Et Tavernier sut se jouer à merveille des contraintes budgétaires – outre trois acteurs de renom, le producteur voulait un fort colonial qui pourtant n’avait rien à faire dans l’histoire – en tournant le récit à Saint-Louis au Sénégal et en parvenant à ne jamais sombrer dans l’exotisme à deux sous. Il a fallu aussi toute l’astuce du décorateur Alexandre Trauner pour faire faire des économies : il a logé chez le médecin du coin en lui promettant de repeindre sa barrière et ses volets… avec les ouvriers de la production. Et Tavernier de raconter : « Trau, a inventé des astuces insensées (…) avec une imagination débordante et parfois machiavélique pour faire des économies. »

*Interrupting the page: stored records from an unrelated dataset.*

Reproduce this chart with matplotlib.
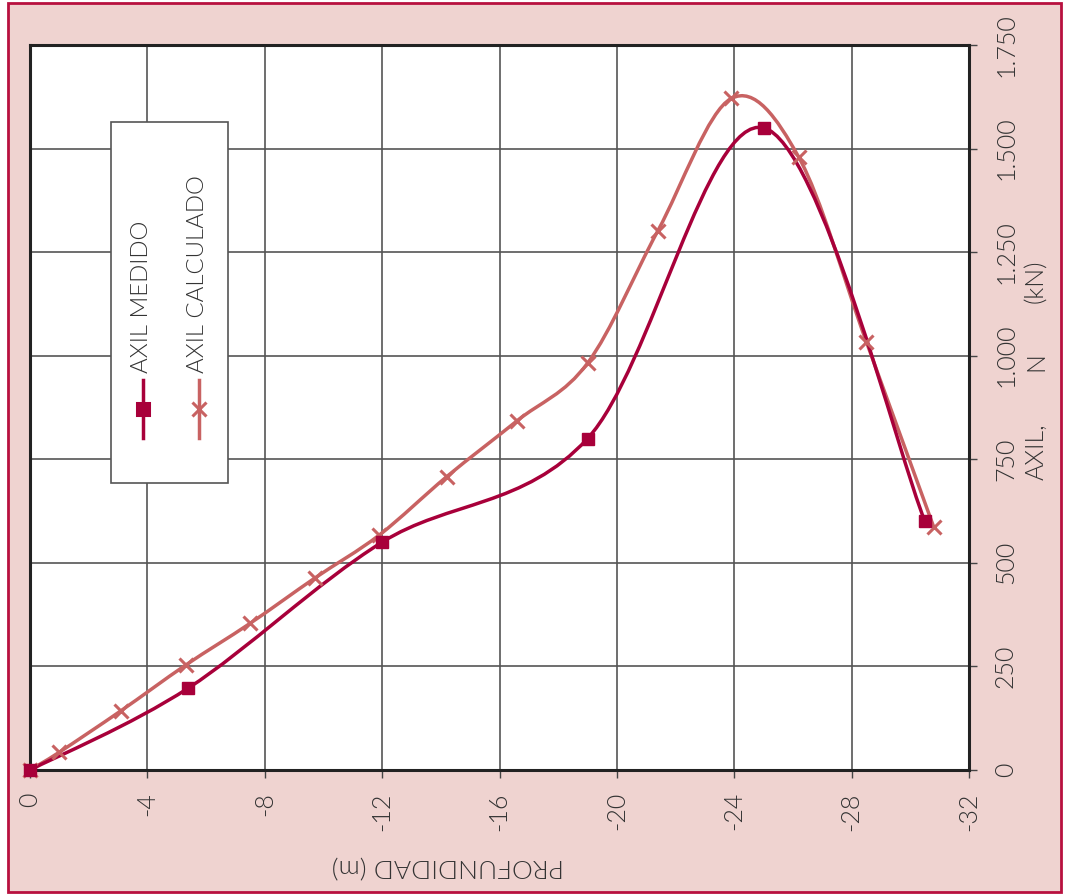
import numpy as np
import matplotlib
matplotlib.use("Agg")
import matplotlib.pyplot as plt
from matplotlib import font_manager as fm
from matplotlib.path import Path
from matplotlib.patches import PathPatch, Rectangle
from matplotlib.lines import Line2D

# Axis ticks and labels
depth_ticks = [0, -4, -8, -12, -16, -20, -24, -28, -32]
depth_tick_labels = ["0", "-4", "-8", "-12", "-16", "-20", "-24", "-28", "-32"]
axil_ticks = [0, 250, 500, 750, 1000, 1250, 1500, 1750]
axil_tick_labels = ["0", "250", "500", "750", "1.000", "1.250", "1.500", "1.750"]

# Measured axial force (kN) against depth (m)
medido_depth = [0.0, -5.4, -12.0, -19.0, -25.0, -30.5]
medido_axil = [0, 198, 550, 800, 1550, 600]

# Calculated axial force (kN) against depth (m)
calculado_depth = [0.0, -1.0, -3.1, -5.3, -7.5, -9.7, -11.9, -14.2, -16.6,
                   -19.0, -21.4, -23.9, -26.2, -28.5, -30.8]
calculado_axil = [0, 43, 143, 253, 354, 463, 567, 708, 843,
                  982, 1302, 1621, 1479, 1034, 586]

series_labels = ["AXIL MEDIDO", "AXIL CALCULADO"]
y_title_parts = ["AXIL,", "N", "(kN)"]
x_title = "PROFUNDIDAD (m)"

COL_MED = "#A8003A"
COL_CAL = "#C86262"
PINK = "#EFD3D0"
TEXT = "#333333"

W, H = 1066, 894

# pick a light-weight sans face if one is installed
FAMILY, WEIGHT = "DejaVu Sans", "normal"
for fam in ["Lato", "DejaVu Sans", "Roboto", "Open Sans", "Inter", "Noto Sans"]:
    ws = [f.weight for f in fm.fontManager.ttflist if f.name == fam]
    ws = [w for w in ws if isinstance(w, int) and 200 <= w <= 300]
    if ws:
        FAMILY, WEIGHT = fam, max(ws)
        break
plt.rcParams["font.family"] = [FAMILY, "DejaVu Sans"]
plt.rcParams["font.weight"] = WEIGHT
FS = 18


def fx(x):
    return x / W


def fy(y):
    return 1 - y / H


def smooth_path(xs, ys):
    """Cubic Bezier path through the points (Catmull-Rom tangents)."""
    p = np.column_stack([xs, ys]).astype(float)
    n = len(p)
    verts = [p[0]]
    codes = [Path.MOVETO]
    for i in range(n - 1):
        prev = p[i - 1] if i > 0 else p[i]
        nxt = p[i + 2] if i + 2 < n else p[i + 1]
        c1 = p[i] + (p[i + 1] - prev) / 6.0
        c2 = p[i + 1] - (nxt - p[i]) / 6.0
        verts += [c1, c2, p[i + 1]]
        codes += [Path.CURVE4] * 3
    return Path(verts, codes)


fig = plt.figure(figsize=(W / 100, H / 100), dpi=100, facecolor="white")

# pink panel with crimson border
fig.add_artist(Rectangle((fx(8), fy(892)), (1061 - 8) / W, (892 - 3) / H,
                         transform=fig.transFigure, facecolor=PINK,
                         edgecolor="#B8103F", lw=2.0, zorder=-5))

ax = fig.add_axes([fx(30), fy(770), (969 - 30) / W, (770 - 45) / H])
ax.set_facecolor("white")
ax.set_xlim(0, -32)
ax.set_ylim(0, 1750)

ax.set_xticks(depth_ticks)
ax.set_xticklabels(depth_tick_labels)
ax.yaxis.tick_right()
ax.set_yticks(axil_ticks)
ax.set_yticklabels(axil_tick_labels)

ax.grid(True, color="#555555", lw=1.2)
ax.set_axisbelow(True)
for s in ax.spines.values():
    s.set_color("#222222")
    s.set_linewidth(2.2)

ax.tick_params(axis="x", direction="out", length=6, width=1, color="#444444",
               pad=10, labelsize=FS, labelcolor=TEXT, labelrotation=90)
ax.tick_params(axis="y", direction="out", length=6, width=1, color="#444444",
               pad=12, labelsize=FS, labelcolor=TEXT, labelrotation=90)
for lab in ax.get_xticklabels():
    lab.set_va("top")
    lab.set_ha("center")
for lab in ax.get_yticklabels():
    lab.set_va("center")
    lab.set_ha("left")

# calculated series
ax.add_patch(PathPatch(smooth_path(calculado_depth, calculado_axil),
                       fill=False, edgecolor=COL_CAL, lw=2.5, zorder=3,
                       capstyle="round", joinstyle="round"))
ax.plot(calculado_depth, calculado_axil, ls="none", marker="x",
        markersize=10, mew=2.2, color=COL_CAL, zorder=4, clip_on=False)

# measured series
ax.add_patch(PathPatch(smooth_path(medido_depth, medido_axil),
                       fill=False, edgecolor=COL_MED, lw=2.5, zorder=3,
                       capstyle="round", joinstyle="round"))
ax.plot(medido_depth, medido_axil, ls="none", marker="s",
        markersize=8, color=COL_MED, zorder=5, clip_on=False)

# axis titles: the vertical one is widely spaced word by word, on a common
# baseline
for part, yc in zip(y_title_parts, [452, 362, 281]):
    fig.text(fx(1043), fy(yc), part, rotation=90, rotation_mode="anchor",
             ha="center", va="baseline", fontsize=FS, color=TEXT)
fig.text(fx(448), fy(865), x_title, rotation=180,
         ha="center", va="center", fontsize=FS + 1, color=TEXT)

# legend box
fig.add_artist(Rectangle((fx(111), fy(483)), (228 - 111) / W, (483 - 122) / H,
                         transform=fig.transFigure, facecolor="white",
                         edgecolor="#555555", lw=1.2, zorder=10))
for xc, col, mk, ms, lab in [(143, COL_MED, "s", 8, series_labels[0]),
                             (199, COL_CAL, "x", 10, series_labels[1])]:
    fig.add_artist(Line2D([fx(xc), fx(xc)], [fy(380), fy(438)],
                          transform=fig.transFigure, color=col, lw=2.5,
                          zorder=11))
    fig.add_artist(Line2D([fx(xc)], [fy(409)], transform=fig.transFigure,
                          color=col, marker=mk, markersize=ms, mew=2.2,
                          ls="none", zorder=12))
    fig.text(fx(xc - 1), fy(373), lab, rotation=90, ha="center",
             va="bottom", fontsize=17.3, color=TEXT, zorder=12)

fig.savefig("out.png", dpi=100, facecolor="white")
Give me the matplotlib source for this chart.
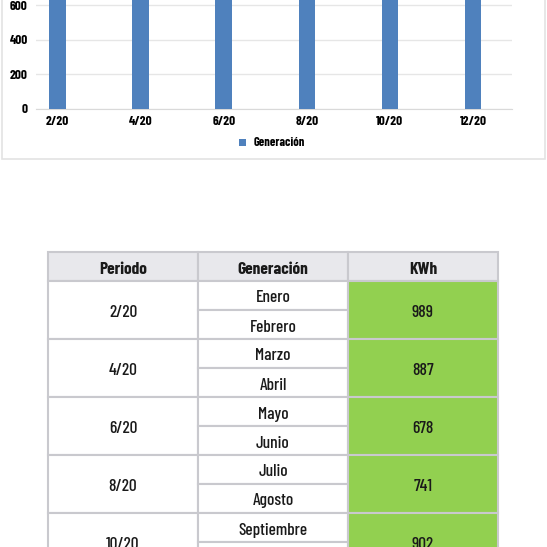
import matplotlib.pyplot as plt
from matplotlib.patches import Rectangle

periodos = ["2/20", "4/20", "6/20", "8/20", "10/20", "12/20"]
generacion = [989, 887, 678, 741, 902, 850]  # 12/20 not visible, estimated
meses = [["Enero", "Febrero"], ["Marzo", "Abril"], ["Mayo", "Junio"],
         ["Julio", "Agosto"], ["Septiembre", "Octubre"], ["Noviembre", "Diciembre"]]
kwh = [989, 887, 678, 741, 902, 850]
encabezados = ["Periodo", "Generación", "KWh"]
yticks = [0, 200, 400, 600]

plt.rcParams['font.family'] = ['Barlow Condensed', 'Roboto Condensed', 'PT Sans Narrow',
                               'Liberation Sans Narrow', 'DejaVu Sans']

W = H = 547
fig = plt.figure(figsize=(5.47, 5.47), dpi=100)
fig.patch.set_facecolor('white')

# background layer in pixel coordinates
bg = fig.add_axes([0, 0, 1, 1])
bg.set_xlim(0, W)
bg.set_ylim(H, 0)
bg.axis('off')
# chart frame
bg.add_patch(Rectangle((1.5, -5), 543.5, 164, fill=False, ec='#e3e3e3', lw=1.2))

# bar chart
x0, x1 = 36, 512
y0 = 108.7
ax = fig.add_axes([x0 / W, (H - y0) / H, (x1 - x0) / W, y0 / H])
ax.bar(range(len(periodos)), generacion, width=0.2, color='#4f81bd', zorder=3,
       label='Generación')
ax.set_xlim(-0.26, 5.47)
ax.set_ylim(0, 630)
ax.set_yticks(yticks)
ax.set_xticks(range(len(periodos)))
ax.set_xticklabels(periodos)
ax.grid(axis='y', color='#e6e6e6', lw=1, zorder=0)
for s in ['top', 'right', 'left']:
    ax.spines[s].set_visible(False)
ax.spines['bottom'].set_color('#d9d9d9')
ax.tick_params(length=0, labelsize=9.5, pad=6)
for t in ax.get_xticklabels() + ax.get_yticklabels():
    t.set_fontweight('bold')
ax.tick_params(axis='x', pad=5)
ax.patch.set_alpha(0)
fig.legend(loc='center', bbox_to_anchor=(272 / W, (H - 143) / H), frameon=False,
           handlelength=0.5, handleheight=0.5, handletextpad=0.6,
           prop={'size': 9, 'weight': 'bold'})

# table
tx = [48, 198, 348, 498]
top = 252
hh = 29
sub = 29
grid_c = '#c9c9ce'
fs = 12.5
dy = 2.5
for j, h in enumerate(encabezados):
    bg.add_patch(Rectangle((tx[j], top), tx[j + 1] - tx[j], hh, fc='#e8e8ec', ec=grid_c, lw=1.5))
    bg.text((tx[j] + tx[j + 1]) / 2, top + hh / 2 + dy, h, ha='center', va='center',
            fontsize=fs, fontweight='bold', color='#1a1a1a')
for i, p in enumerate(periodos):
    ry = top + hh + i * 2 * sub
    bg.add_patch(Rectangle((tx[0], ry), tx[1] - tx[0], 2 * sub, fc='white', ec=grid_c, lw=1.5))
    bg.text((tx[0] + tx[1]) / 2, ry + sub + dy, p, ha='center', va='center', fontsize=fs,
            fontweight='medium', color='#1a1a1a')
    for k in range(2):
        bg.add_patch(Rectangle((tx[1], ry + k * sub), tx[2] - tx[1], sub, fc='white', ec=grid_c, lw=1.5))
        bg.text((tx[1] + tx[2]) / 2, ry + k * sub + sub / 2 + dy, meses[i][k], ha='center', va='center',
                fontsize=fs, fontweight='medium', color='#1a1a1a')
    bg.add_patch(Rectangle((tx[2], ry), tx[3] - tx[2], 2 * sub, fc='#92d050', ec=grid_c, lw=1.5))
    bg.text((tx[2] + tx[3]) / 2, ry + sub + dy, str(kwh[i]), ha='center', va='center', fontsize=fs,
            fontweight='medium', color='#1a1a1a')

fig.savefig('out.png', dpi=100)
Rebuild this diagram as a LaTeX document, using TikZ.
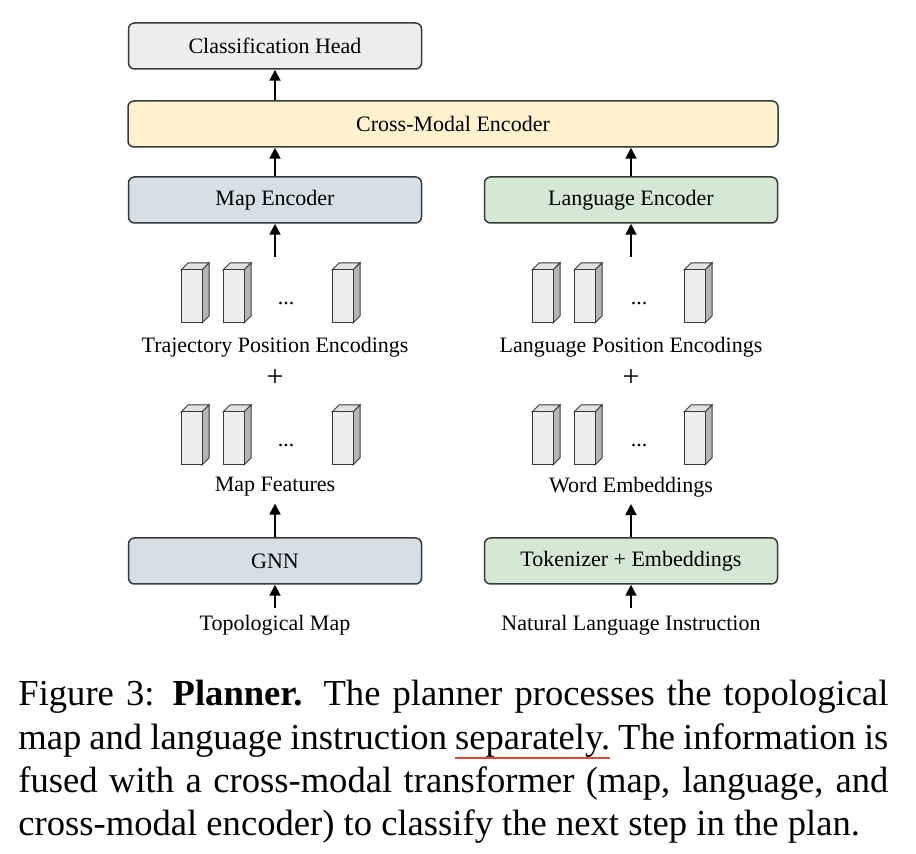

Si le film n’eut pas le succès critique escompté à sa sortie, il fait désormais figure de classique du genre avec un casting cinq étoiles. Isabelle Huppert est magnifique dans ce contre-emploi total où elle campe une mégère jamais apprivoisée. C’est dans ce film, qu’en mec un peu limité Eddy Mitchell fit une composition saisissante. Et puis, du côté des vieux habitués des films de Tavernier, il n’y a aucune erreur : Philippe Noiret donne une vraie épaisseur à ce flic revenu de ses illusions; Marielle est un salaud réjouissant. Pour la petite histoire, il avait tellement peur de tourner en Afrique qu’il a demandé à recevoir tous les vaccins possibles et imaginables avant de s’envoler vers Saint-Louis. Quand, frère du maquereau, il vient chercher à comprendre ce qui s’est passé, il fait une tête extraordinaire.
Bref, un conte cruel et dérisoire sur fond de violence fangeuse qui décrit bien le racisme de certains petits blancs en terre d’Afrique.